The Shift from Competition to Complementarity

The old thesis, that wild and farmed salmon were in direct competition, must be rethought.

The global market for canned salmon was already in steep decline. Consumers in North America and elsewhere were lining up at fresh and live seafood counters year-round. Meanwhile, much of the salmon caught in Canada is being canned in Asia. Fish in general were being promoted worldwide as a healthier alternative to red meat and other animal proteins, and that campaign succeeded.

Farmed salmon secured a spot for all salmon, wild and farmed, on menus and in grocery store coolers around the world, year-round.

Global Seafood Production Overview

Based on the most recent estimates from the FAO (2022–2023), seafood production now looks like this:

Category Production (Million Tonnes) 
Wild Capture 91.0 
Aquaculture (Animals) 94.4 
Aquaculture (Plants) 37.8 

Source: FAO, The State of World Fisheries and Aquaculture (SOFIA) 2024 
Note: Animal aquaculture has now overtaken wild capture. 

Production Is Up—So Is Consumption 
As summarized by Our World in Data

“Global production of fish and seafood has quadrupled over the past 50 years. Not only has the world population more than doubled over this period, but the average person now eats almost twice as much seafood as half a century ago.”

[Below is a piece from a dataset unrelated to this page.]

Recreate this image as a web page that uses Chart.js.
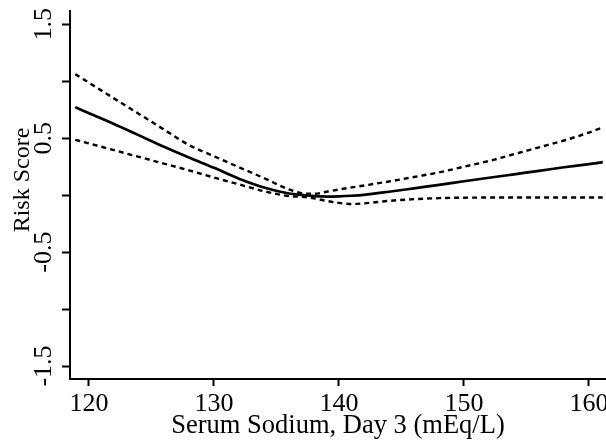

In other words, wild stocks have plateaued and are expected to decline gradually as overfishing is curbed. But global seafood markets are still expanding, driven by rising incomes and a growing appetite for healthy protein, especially in developing economies.

Existential Threat to Wild Salmon, Really?

This debate has perplexed me for decades. I can’t reconcile the claim that salmon farming is an unmanageable threat to wild salmon. I look at the run returns on the Nass and Skeena, where there is no salmon farming. This is what we find:

Skeena and Nass sockeye have experienced declining productivity, together with increasing variability in run size and increased frequency of low returns since 2000.

(Source: Government of Canada, Fisheries and Oceans Canada, 2020)

Something other than salmon farming must be going on. It appears that the precautionary principle is being misunderstood and misapplied. The threat to wild salmon is overemphasized, and the threat to the thousands of individuals and hundreds of small businesses in a supply chain that generates over one billion dollars in rural B.C. is being ignored.

DFO has assessed the risk of Tenacibaculum maritimum, a pathogen that can potentially be transferred from Atlantic salmon to Fraser River sockeye.

The first point in the summary: “Tenacibaculum maritimum released from Atlantic salmon farms operating in the Discovery Islands area was assessed to pose minimal risk to Fraser River sockeye salmon (Oncorhynchus nerka) abundance and diversity under current farm practices.”

On sea lice: DFO publishes data from mandatory monitoring of lice transfers onto juvenile salmon during their outmigration period. Adult salmon are not considered at risk. The farms are compliant with current regulations.

Norway, the world’s top exporter of farmed salmon, has yet to solve the financial and environmental drawbacks of closed-containment and land-based salmon farming. Yet it continues to issue new open-net pen licences as an incentive to encourage investment in innovation.

What do we do in Canada? We scare investors and innovation back to Norway.

We should support the Coalition of First Nations for Finfish Stewardship (FNFSS) in their campaign to continue building prosperity in their communities. These are remote communities with industrial infrastructure today.

In a health and safety investigation, risks are ranked and options laid out. The pragmatic, solution-oriented representatives, both workers and management, search for best practices, not underestimation or exaggeration. Everyone benefits. The job continues, but it’s safer.

Jim Rushton is a 46-year veteran of BC’s resource and transportation sectors, with experience in union representation, economic development, and terminal management.